(Rows from a dataset of charts and code)

↓

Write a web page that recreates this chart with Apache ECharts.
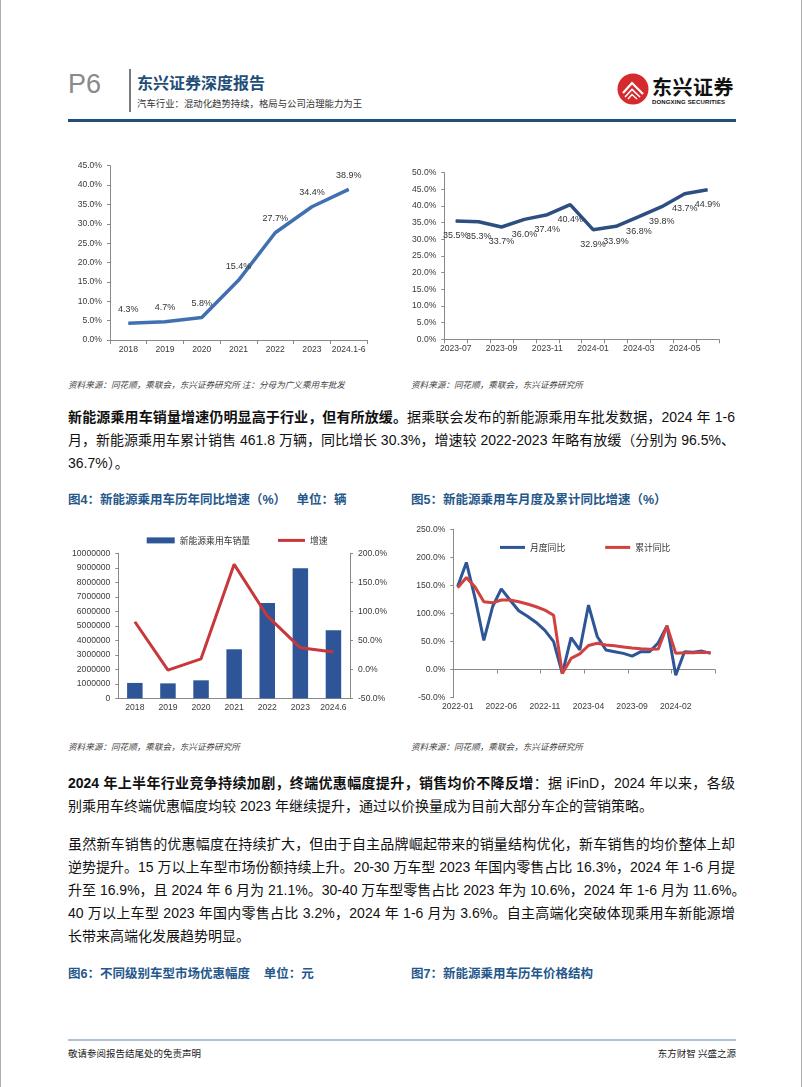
<!DOCTYPE html>
<html><head><meta charset="utf-8">
<script src="https://cdn.jsdelivr.net/npm/echarts@6.0.0/dist/echarts.min.js"></script>
<style>
html,body{margin:0;padding:0;background:#fff;}
#page{position:relative;width:802px;height:1087px;overflow:hidden;background:#fff;font-family:"Liberation Sans","Noto Sans CJK SC",sans-serif;color:#111;}
.abs{position:absolute;}
.line{position:absolute;left:68px;width:667px;height:23px;line-height:23px;font-size:14px;white-space:nowrap;}
.j{text-align:justify;text-align-last:justify;}
.src{position:absolute;font-size:8.6px;font-style:italic;color:#444;white-space:nowrap;font-family:"Noto Sans CJK SC",sans-serif;}
.ttl{position:absolute;font-size:12.5px;font-weight:700;color:#25578A;white-space:nowrap;font-family:"Liberation Sans","Noto Sans CJK SC",sans-serif;}
.chart{position:absolute;}
b{font-weight:700;}
</style></head>
<body>
<div id="page">
  <div class="abs" style="left:0;top:0;width:1px;height:1087px;background:#b0b0b0"></div>
  <div class="abs" style="left:801px;top:0;width:1px;height:1087px;background:#b0b0b0"></div>

  <!-- header -->
  <div class="abs" style="left:68px;top:68px;font-size:27px;color:#8a8a8a;font-family:'Liberation Sans',sans-serif;line-height:32px;">P6</div>
  <div class="abs" style="left:129px;top:69px;width:1.5px;height:43px;background:#7a7a7a"></div>
  <div class="abs" style="left:137px;top:71px;font-size:16px;font-weight:700;color:#1F4E79;font-family:'Noto Sans CJK SC',sans-serif;line-height:22px;">东兴证券深度报告</div>
  <div class="abs" style="left:137px;top:96px;font-size:9.4px;color:#333;font-family:'Noto Sans CJK SC',sans-serif;line-height:14px;">汽车行业：混动化趋势持续，格局与公司治理能力为王</div>
  <svg class="abs" style="left:617px;top:73px" width="32" height="32" viewBox="0 0 32 32">
    <circle cx="16" cy="16" r="15.5" fill="#D52B2F"/>
    <polyline points="6,20 15,10 26,21" fill="none" stroke="#fff" stroke-width="2.2"/>
    <polyline points="8,24 15,16.5 23,24" fill="none" stroke="#fff" stroke-width="1.6"/>
    <polyline points="11,26 15,21.5 20,26" fill="none" stroke="#fff" stroke-width="1.4"/>
  </svg>
  <div class="abs" style="left:652px;top:75px;font-size:20px;font-weight:700;color:#111;font-family:'Noto Sans CJK SC',sans-serif;line-height:24px;letter-spacing:0.5px;">东兴证券</div>
  <div class="abs" style="left:652px;top:98px;font-size:6px;font-weight:700;color:#111;font-family:'Liberation Sans',sans-serif;line-height:8px;letter-spacing:0.15px;">DONGXING SECURITIES</div>
  <div class="abs" style="left:68px;top:119px;width:668px;height:3px;background:#1F4E79"></div>

  <!-- charts -->
  <div id="c1" class="chart" style="left:60px;top:150px;width:340px;height:220px"></div>
  <div id="c2" class="chart" style="left:400px;top:150px;width:330px;height:220px"></div>
  <div class="src" style="left:68px;top:378px;">资料来源：同花顺，乘联会，东兴证券研究所 注：分母为广义乘用车批发</div>
  <div class="src" style="left:411px;top:378px;">资料来源：同花顺，乘联会，东兴证券研究所</div>

  <div class="line j" style="top:406px"><b>新能源乘用车销量增速仍明显高于行业，但有所放缓。</b>据乘联会发布的新能源乘用车批发数据，2024 年 1-6</div>
  <div class="line j" style="top:429px">月，新能源乘用车累计销售 461.8 万辆，同比增长 30.3%，增速较 2022-2023 年略有放缓（分别为 96.5%、</div>
  <div class="line" style="top:452px">36.7%）。</div>

  <div class="ttl" style="left:68px;top:489px;">图4：新能源乘用车历年同比增速（%）&nbsp;&nbsp;&nbsp;单位：辆</div>
  <div class="ttl" style="left:411px;top:489px;">图5：新能源乘用车月度及累计同比增速（%）</div>

  <div id="c4" class="chart" style="left:60px;top:520px;width:340px;height:200px"></div>
  <div id="c5" class="chart" style="left:400px;top:520px;width:330px;height:200px"></div>
  <div class="src" style="left:68px;top:740px;">资料来源：同花顺，乘联会，东兴证券研究所</div>
  <div class="src" style="left:411px;top:740px;">资料来源：同花顺，乘联会，东兴证券研究所</div>

  <div class="line j" style="top:772px"><b>2024 年上半年行业竞争持续加剧，终端优惠幅度提升，销售均价不降反增</b>：据 iFinD，2024 年以来，各级</div>
  <div class="line" style="top:795px">别乘用车终端优惠幅度均较 2023 年继续提升，通过以价换量成为目前大部分车企的营销策略。</div>

  <div class="line j" style="top:833px">虽然新车销售的优惠幅度在持续扩大，但由于自主品牌崛起带来的销量结构优化，新车销售的均价整体上却</div>
  <div class="line j" style="top:856px">逆势提升。15 万以上车型市场份额持续上升。20-30 万车型 2023 年国内零售占比 16.3%，2024 年 1-6 月提</div>
  <div class="line j" style="top:879px">升至 16.9%，且 2024 年 6 月为 21.1%。30-40 万车型零售占比 2023 年为 10.6%，2024 年 1-6 月为 11.6%。</div>
  <div class="line j" style="top:902px">40 万以上车型 2023 年国内零售占比 3.2%，2024 年 1-6 月为 3.6%。自主高端化突破体现乘用车新能源增</div>
  <div class="line" style="top:925px">长带来高端化发展趋势明显。</div>

  <div class="ttl" style="left:68px;top:963px;">图6：不同级别车型市场优惠幅度&nbsp;&nbsp;&nbsp;&nbsp;单位：元</div>
  <div class="ttl" style="left:411px;top:963px;">图7：新能源乘用车历年价格结构</div>

  <!-- footer -->
  <div class="abs" style="left:68px;top:1039px;width:668px;height:2px;background:#AFC1D3"></div>
  <div class="abs" style="left:68px;top:1046px;font-size:9.5px;color:#222;font-family:'Noto Sans CJK SC',sans-serif;line-height:14px;">敬请参阅报告结尾处的免责声明</div>
  <div class="abs" style="left:600px;width:136px;text-align:right;top:1046px;font-size:9.5px;color:#222;font-family:'Noto Sans CJK SC',sans-serif;line-height:14px;">东方财智 兴盛之源</div>
</div>

<script>
// ---- data ----
const years1 = ['2018','2019','2020','2021','2022','2023','2024.1-6'];
const share1 = [4.3, 4.7, 5.8, 15.4, 27.7, 34.4, 38.9];

const months2 = ['2023-07','2023-08','2023-09','2023-10','2023-11','2023-12','2024-01','2024-02','2024-03','2024-04','2024-05','2024-06'];
const share2 = [35.5, 35.3, 33.7, 36.0, 37.4, 40.4, 32.9, 33.9, 36.8, 39.8, 43.7, 44.9];

const years4 = ['2018','2019','2020','2021','2022','2023','2024.6'];
const sales4 = [1060000, 1030000, 1240000, 3380000, 6570000, 8970000, 4700000];
const growth4 = [82, -1.5, 18, 181, 92, 37, 30];

const months5 = ['2022-01','2022-02','2022-03','2022-04','2022-05','2022-06','2022-07','2022-08','2022-09','2022-10','2022-11','2022-12',
  '2023-01','2023-02','2023-03','2023-04','2023-05','2023-06','2023-07','2023-08','2023-09','2023-10','2023-11','2023-12',
  '2024-01','2024-02','2024-03','2024-04','2024-05','2024-06'];
const monthly5 = [148, 191, 127, 52, 112, 144, 124, 105, 95, 84, 70, 50,
  -7, 57, 35, 115, 59, 35, 32, 29, 24, 32, 32, 48,
  78, -10, 32, 31, 33, 29];
const cumul5 = [146, 164, 147, 121, 119, 124, 124, 121, 117, 112, 106, 97,
  -7, 20, 28, 43, 47, 44, 42.5, 40.5, 38.5, 37, 36.5, 36.7,
  78, 29, 30, 30, 31, 30.3];

// ---- styles ----
const AX = '#8a8a8a';
const FS = 8.6;
const LBL = {color:'#3a3a3a', fontSize:FS, fontFamily:'Liberation Sans, Arial, sans-serif'};
const pct1 = v => v.toFixed(1) + '%';
function catAxis(data, extra){
  return Object.assign({
    type:'category', data:data, boundaryGap:true,
    axisLine:{show:true, lineStyle:{color:AX, width:1}},
    axisTick:{show:true, interval:0, length:4, lineStyle:{color:AX}},
    axisLabel:Object.assign({margin:5, interval:0}, LBL),
    splitLine:{show:false}
  }, extra||{});
}
function valAxis(min,max,interval,fmt,extra){
  return Object.assign({
    type:'value', min:min, max:max, interval:interval,
    axisLine:{show:true, lineStyle:{color:AX, width:1}},
    axisTick:{show:true, length:3, lineStyle:{color:AX}},
    axisLabel:Object.assign({margin:8, formatter:fmt}, LBL),
    splitLine:{show:false}
  }, extra||{});
}
const dataLabel = (pos, dist) => ({show:true, position:pos, distance:dist,
  formatter:p=>p.value.toFixed(1)+'%', color:'#333', fontSize:9, fontFamily:'Liberation Sans, Arial, sans-serif'});

// chart 1
echarts.init(document.getElementById('c1')).setOption({
  animation:false,
  grid:{left:50, top:15.7, width:257, height:174.3, containLabel:false},
  xAxis:catAxis(years1),
  yAxis:valAxis(0,45,5,pct1),
  series:[{type:'line', data:share1, symbol:'circle', symbolSize:1, showSymbol:true,
    lineStyle:{color:'#4170B0', width:3.5}, itemStyle:{color:'#4170B0'},
    label:dataLabel('top', 9)}]
});

// chart 2
echarts.init(document.getElementById('c2')).setOption({
  animation:false,
  grid:{left:44.3, top:22.7, width:274.7, height:166.6, containLabel:false},
  xAxis:catAxis(months2, {axisLabel:Object.assign({margin:5, interval:1}, LBL)}),
  yAxis:valAxis(0,50,5,pct1),
  series:[{type:'line', data:share2, symbol:'circle', symbolSize:1, showSymbol:true,
    lineStyle:{color:'#2D4E80', width:3.5}, itemStyle:{color:'#2D4E80'},
    label:dataLabel('bottom', 10)}]
});

// chart 4
const legTxt = {color:'#333', fontSize:8.8, fontFamily:'Noto Sans CJK SC, sans-serif'};
echarts.init(document.getElementById('c4')).setOption({
  animation:false,
  legend:[
    {data:['新能源乘用车销量'], left:81.7, top:11, itemWidth:28, itemHeight:6, icon:'rect', textStyle:legTxt},
    {data:['增速'], left:213, top:11, itemWidth:27, itemHeight:3, icon:'rect', textStyle:legTxt}
  ],
  grid:{left:58.3, top:33.3, width:231.7, height:145, containLabel:false},
  xAxis:catAxis(years4, {axisTick:{show:false}}),
  yAxis:[
    valAxis(0,10000000,1000000,v=>String(v)),
    valAxis(-50,200,50,pct1,{position:'right'})
  ],
  series:[
    {name:'新能源乘用车销量', type:'bar', data:sales4, barWidth:15.5, itemStyle:{color:'#2E5597'}},
    {name:'增速', type:'line', yAxisIndex:1, data:growth4, symbol:'none', lineStyle:{color:'#C8373B', width:3}, itemStyle:{color:'#C8373B'}}
  ]
});

// chart 5
echarts.init(document.getElementById('c5')).setOption({
  animation:false,
  legend:{data:['月度同比','累计同比'], left:95, top:18, itemWidth:25, itemHeight:3, icon:'rect', itemGap:40, textStyle:legTxt},
  grid:{left:53.3, top:9.3, width:261.7, height:168.4, containLabel:false},
  xAxis:catAxis(months5, {
    axisLine:{show:true, onZero:true, lineStyle:{color:AX, width:1}},
    axisTick:{show:true, interval:4, length:4, lineStyle:{color:AX}},
    axisLabel:Object.assign({margin:4, interval:4}, LBL)}),
  yAxis:valAxis(-50,250,50,pct1),
  series:[
    {name:'月度同比', type:'line', data:monthly5, symbol:'none', lineStyle:{color:'#2E5597', width:3}, itemStyle:{color:'#2E5597'}},
    {name:'累计同比', type:'line', data:cumul5, symbol:'none', lineStyle:{color:'#D0413F', width:3}, itemStyle:{color:'#D0413F'}}
  ]
});
</script>
</body></html>
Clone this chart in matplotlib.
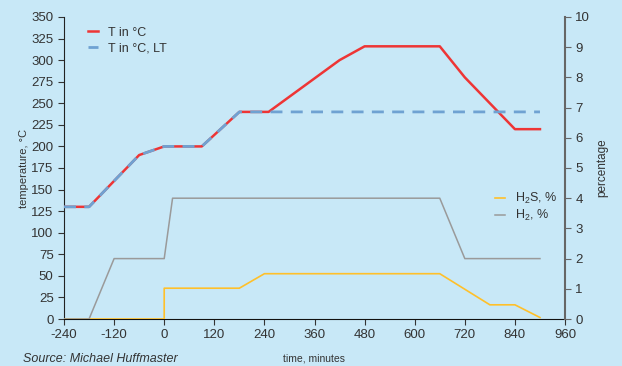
import matplotlib
matplotlib.use("Agg")
import matplotlib.pyplot as plt

# time axis, minutes
t_time = [-240, -180, -60, 0, 90, 180, 250, 420, 480, 660, 720, 840, 900]
t_vals = [130, 130, 190, 200, 200, 240, 240, 300, 316, 316, 280, 220, 220]

lt_time = [-240, -180, -60, 0, 90, 180, 900]
lt_vals = [130, 130, 190, 200, 200, 240, 240]

h2s_time = [-240, 0, 0, 180, 240, 660, 780, 840, 900]
h2s_vals = [0, 0, 1.02, 1.02, 1.5, 1.5, 0.47, 0.47, 0.05]

h2_time = [-240, -180, -120, 0, 20, 660, 720, 900]
h2_vals = [0, 0, 2, 2, 4, 4, 2, 2]

x_ticks = list(range(-240, 961, 120))
y_ticks = list(range(0, 351, 25))
pct_ticks = list(range(0, 11))

BG = "#c8e8f7"
RED = "#ee3535"
BLUE = "#6fa2d2"
GRAY = "#9a9a9a"
YELLOW = "#ffc02a"
TXT = "#333333"

plt.rcParams["font.family"] = ["Liberation Sans", "DejaVu Sans"]
plt.rcParams["mathtext.fontset"] = "custom"
plt.rcParams["mathtext.rm"] = "Liberation Sans"
plt.rcParams["axes.unicode_minus"] = False

fig = plt.figure(figsize=(6.22, 3.66), dpi=100, facecolor=BG)
ax = fig.add_axes([0.1029, 0.1284, 0.8055, 0.8252])
ax.set_facecolor(BG)
ax2 = ax.twinx()

l1, = ax.plot(t_time, t_vals, color=RED, lw=1.8, label="T in °C", zorder=3)
l2, = ax.plot(lt_time, lt_vals, color=BLUE, lw=2.0, dashes=(4.3, 3.0),
              label="T in °C, LT", zorder=4)

l3, = ax2.plot(h2s_time, h2s_vals, color=YELLOW, lw=1.2, label="H$_\\mathrm{2}$S, %")
l4, = ax2.plot(h2_time, h2_vals, color=GRAY, lw=1.1, label="H$_\\mathrm{2}$, %")

ax.set_xlim(-240, 960)
ax.set_ylim(0, 350)
ax2.set_ylim(0, 10)
ax.set_xticks(x_ticks)
ax.set_yticks(y_ticks)
ax2.set_yticks(pct_ticks)

for a in (ax, ax2):
    a.spines["top"].set_visible(False)
ax.spines["right"].set_visible(False)
ax2.spines["left"].set_visible(False)
ax2.spines["bottom"].set_visible(False)
ax.spines["left"].set_color("#222222")
ax.spines["bottom"].set_color("#111111")
ax2.spines["right"].set_color("#666666")
ax2.spines["right"].set_linewidth(1.5)

ax.tick_params(axis="both", labelsize=9.5, colors=TXT, length=4, width=0.8)
ax.tick_params(axis="x", pad=3)
ax2.tick_params(axis="y", labelsize=9.5, colors=TXT, length=4, width=0.8)
ax2.tick_params(axis="y", color="#666666")

ax.set_ylabel("temperature, °C", fontsize=8, color=TXT, labelpad=2)
ax2.set_ylabel("percentage", fontsize=8.5, color=TXT, labelpad=4)

leg1 = ax.legend(handles=[l1, l2], loc="upper left", bbox_to_anchor=(0.025, 1.005),
                 frameon=False, fontsize=9, handlelength=0.8, handletextpad=0.8,
                 labelspacing=0.3, labelcolor=TXT)
leg2 = ax2.legend(handles=[l3, l4], loc="upper left", bbox_to_anchor=(0.838, 0.46),
                  frameon=False, fontsize=9, handlelength=0.8, handletextpad=0.8,
                  labelspacing=0.15, labelcolor=TXT)

fig.text(0.505, 0.012, "time, minutes", fontsize=7.5, color=TXT, ha="center")
fig.text(0.037, 0.012, "Source: Michael Huffmaster", fontsize=9, color=TXT,
         style="italic")

fig.savefig("out.png", dpi=100, facecolor=BG)
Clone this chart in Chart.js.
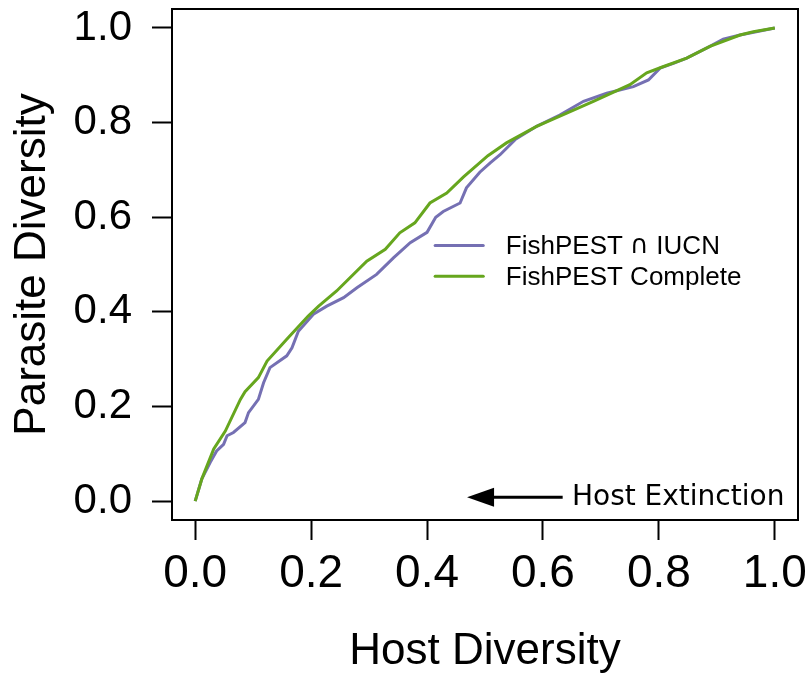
<!DOCTYPE html>
<html>
<head>
<meta charset="utf-8">
<script src="https://cdn.jsdelivr.net/npm/chart.js@4.4.0/dist/chart.umd.min.js"></script>
<style>
  html, body { margin: 0; padding: 0; background: #fff; }
  #wrap { width: 811px; height: 676px; }
</style>
</head>
<body>
<div id="wrap"><canvas id="c" width="811" height="676"></canvas></div>
<script>
// ---- Data ----
const seriesNames = ["FishPEST \u2229 IUCN", "FishPEST Complete"];
const seriesColors = ["#7570B3", "#66A61E"];

const iucnX = [0, 0.0115, 0.026, 0.037, 0.049, 0.055, 0.066, 0.086, 0.092, 0.109, 0.118, 0.129, 0.158, 0.167, 0.178, 0.204, 0.227, 0.256, 0.279, 0.313, 0.342, 0.371, 0.400, 0.415, 0.428, 0.457, 0.468, 0.491, 0.509, 0.526, 0.552, 0.589, 0.629, 0.670, 0.710, 0.756, 0.782, 0.802, 0.825, 0.848, 0.888, 0.911, 0.940, 1.0];
const iucnY = [0, 0.047, 0.082, 0.106, 0.120, 0.138, 0.145, 0.166, 0.187, 0.215, 0.250, 0.282, 0.307, 0.324, 0.359, 0.395, 0.412, 0.430, 0.451, 0.479, 0.514, 0.546, 0.568, 0.600, 0.612, 0.630, 0.662, 0.695, 0.715, 0.732, 0.764, 0.792, 0.816, 0.845, 0.862, 0.876, 0.890, 0.915, 0.925, 0.936, 0.961, 0.976, 0.985, 1.0];

const completeX = [0, 0.0115, 0.032, 0.052, 0.078, 0.086, 0.109, 0.124, 0.158, 0.195, 0.213, 0.244, 0.296, 0.328, 0.353, 0.379, 0.405, 0.434, 0.463, 0.505, 0.537, 0.589, 0.641, 0.687, 0.750, 0.779, 0.807, 0.848, 0.888, 0.940, 0.963, 1.0];
const completeY = [0, 0.047, 0.110, 0.148, 0.215, 0.231, 0.261, 0.296, 0.342, 0.391, 0.412, 0.444, 0.507, 0.532, 0.567, 0.588, 0.630, 0.651, 0.685, 0.730, 0.757, 0.792, 0.820, 0.845, 0.880, 0.905, 0.918, 0.936, 0.961, 0.985, 0.992, 1.0];

const xTickValues = [0, 0.2, 0.4, 0.6, 0.8, 1.0];
const xTickLabels = ["0.0", "0.2", "0.4", "0.6", "0.8", "1.0"];
const yTickValues = [0, 0.2, 0.4, 0.6, 0.8, 1.0];
const yTickLabels = ["0.0", "0.2", "0.4", "0.6", "0.8", "1.0"];
const xTitle = "Host Diversity";
const yTitle = "Parasite Diversity";
const annotationText = "Host Extinction";

// ---- Build ----
const toPts = (xs, ys) => xs.map((x, i) => ({ x: x, y: ys[i] }));
const SANS = '"Liberation Sans", Arial, sans-serif';
const SYM = '"DejaVu Sans", sans-serif';

// draw a string, rendering the intersection sign with a font that has a full-size glyph
function drawMixed(ctx, str, x, y, size) {
  const parts = str.split(/(\u2229)/);
  let cx = x;
  parts.forEach(p => {
    if (!p) return;
    ctx.font = (p === '\u2229' ? size + 'px ' + SYM : size + 'px ' + SANS);
    ctx.fillText(p, cx, y);
    cx += ctx.measureText(p).width;
  });
}

const decor = {
  id: 'decor',
  afterDatasetsDraw(chart) {
    const { ctx, chartArea: a, scales: { x, y } } = chart;
    ctx.save();
    // box
    ctx.strokeStyle = '#000';
    ctx.lineWidth = 2;
    ctx.strokeRect(a.left, a.top, a.right - a.left, a.bottom - a.top);

    // legend
    const lx0 = x.getPixelForValue(0.414), lx1 = x.getPixelForValue(0.497);
    const tx = x.getPixelForValue(0.536);
    const rows = [y.getPixelForValue(0.540), y.getPixelForValue(0.475)];
    ctx.textBaseline = 'middle';
    ctx.textAlign = 'left';
    ctx.lineCap = 'round';
    rows.forEach((ry, i) => {
      ctx.strokeStyle = seriesColors[i];
      ctx.lineWidth = 3;
      ctx.beginPath(); ctx.moveTo(lx0, ry); ctx.lineTo(lx1, ry); ctx.stroke();
      ctx.fillStyle = '#000';
      drawMixed(ctx, seriesNames[i], tx, ry + 1, 26);
    });

    // arrow annotation
    const ay = y.getPixelForValue(0.008);
    const tip = x.getPixelForValue(0.469);
    const tail = x.getPixelForValue(0.634);
    ctx.strokeStyle = '#000';
    ctx.fillStyle = '#000';
    ctx.lineCap = 'butt';
    ctx.lineWidth = 3;
    ctx.beginPath(); ctx.moveTo(tip + 20, ay); ctx.lineTo(tail, ay); ctx.stroke();
    ctx.beginPath();
    ctx.moveTo(tip, ay);
    ctx.lineTo(tip + 27, ay - 9.5);
    ctx.lineTo(tip + 27, ay + 9.5);
    ctx.closePath(); ctx.fill();
    ctx.font = '28px ' + SYM;
    ctx.textBaseline = 'middle';
    ctx.fillText(annotationText, x.getPixelForValue(0.650), ay);
    ctx.restore();
  }
};

new Chart(document.getElementById('c'), {
  type: 'line',
  data: {
    datasets: [
      { label: seriesNames[0], data: toPts(iucnX, iucnY), borderColor: seriesColors[0], borderWidth: 3, pointRadius: 0, tension: 0, fill: false, order: 1 },
      { label: seriesNames[1], data: toPts(completeX, completeY), borderColor: seriesColors[1], borderWidth: 3, pointRadius: 0, tension: 0, fill: false, order: 0 }
    ]
  },
  options: {
    responsive: false,
    animation: false,
    layout: { padding: { top: 9, right: 13, left: 0, bottom: 0 } },
    plugins: { legend: { display: false }, tooltip: { enabled: false } },
    scales: {
      x: {
        type: 'linear', min: -0.04, max: 1.04,
        afterBuildTicks: s => { s.ticks = xTickValues.map(v => ({ value: v })); },
        afterFit: s => { s.height = 156; s.paddingLeft = 0; s.paddingRight = 0; },
        ticks: {
          callback: (v, i) => xTickLabels[i],
          color: '#000', padding: 7, maxRotation: 0, autoSkip: false,
          font: { family: SANS, size: 46 }
        },
        grid: { display: true, drawOnChartArea: false, drawTicks: true, tickLength: 20, tickWidth: 2, tickColor: '#000' },
        border: { display: false },
        title: { display: true, text: xTitle, color: '#000', padding: { top: 0, bottom: 2 },
                 font: { family: SANS, size: 44, lineHeight: 1 } }
      },
      y: {
        type: 'linear', min: -0.04, max: 1.04,
        afterBuildTicks: s => { s.ticks = yTickValues.map(v => ({ value: v })); },
        afterFit: s => { s.width = 172; s.paddingTop = 0; s.paddingBottom = 0; },
        ticks: {
          callback: (v, i) => yTickLabels[i],
          color: '#000', padding: 20, autoSkip: false,
          font: { family: SANS, size: 42 }
        },
        grid: { display: true, drawOnChartArea: false, drawTicks: true, tickLength: 20, tickWidth: 2, tickColor: '#000' },
        border: { display: false },
        title: { display: true, text: yTitle, color: '#000', padding: { top: 11, bottom: 0 },
                 font: { family: SANS, size: 44, lineHeight: 1 } }
      }
    }
  },
  plugins: [decor]
});
</script>
</body>
</html>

↑

Directive: Pick out the lines containing the string "matplotlib" and show them.

Task answer:
Clone this chart in matplotlib.
import matplotlib
matplotlib.use("Agg")
import matplotlib.pyplot as plt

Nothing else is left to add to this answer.